A favorable SCOTUS ruling in Mahmoud v. Taylor is a critical lifeline for Californians, who are suffering under severe parental rights violations imposed by state laws like the California Healthy Youth Act and FAIR Education Act. These laws force-feed children LGBTQ-related materials in subjects like social studies and history, banning parents from opting out. This prohibition—mandating exposure to gender and sexual orientation topics without guaranteed notification—strips parents of their constitutional authority to guide their children’s upbringing. Shockingly, these policies defy the will of 80% of Californians, who polls show oppose such curricula without parental consent. The SCOTUS ruling could restore these fundamental rights, ensuring parents, not the state, decide what their children are exposed to, safeguarding their innocence and family values against California’s overreach.
The Supreme Court’s likely ruling in Mahmoud v. Taylor will be a victory for parental rights, but Congress must go further.

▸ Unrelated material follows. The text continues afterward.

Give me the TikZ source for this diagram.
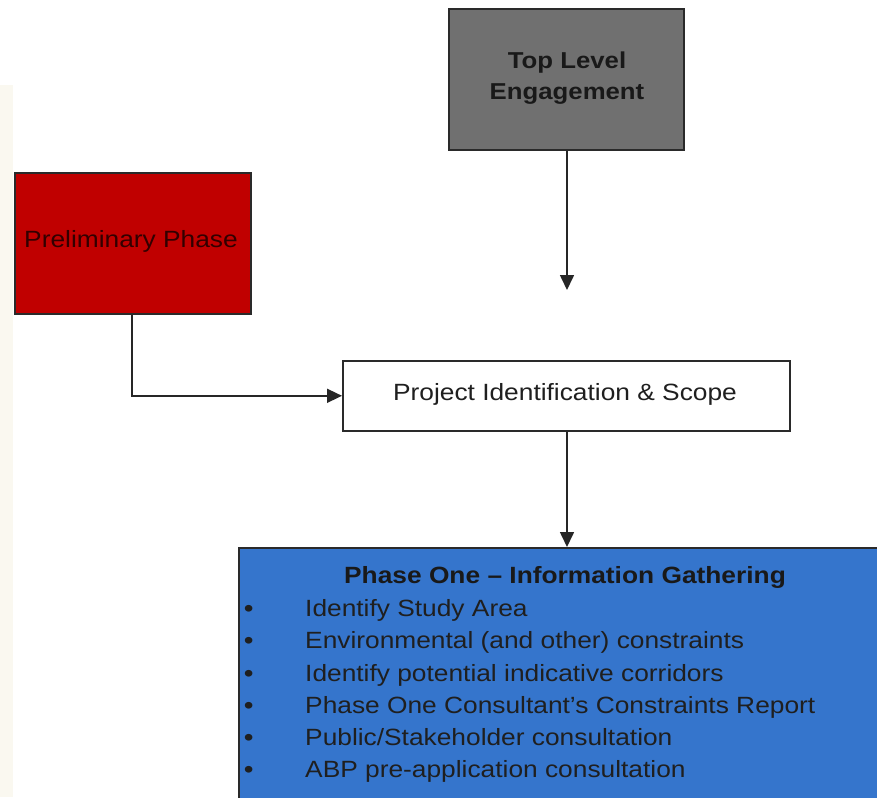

Let’s call for a federal ban on comprehensive sex education and LGBTQ non-traditional family materials in public schools. These topics belong in private homes, where parents and guardians can choose supplemental educational materials aligned with their values. Public classrooms must remain neutral, focusing on core academics, not ideological agendas. Let’s protect our children’s innocence and preserve the family’s rightful role in their upbringing.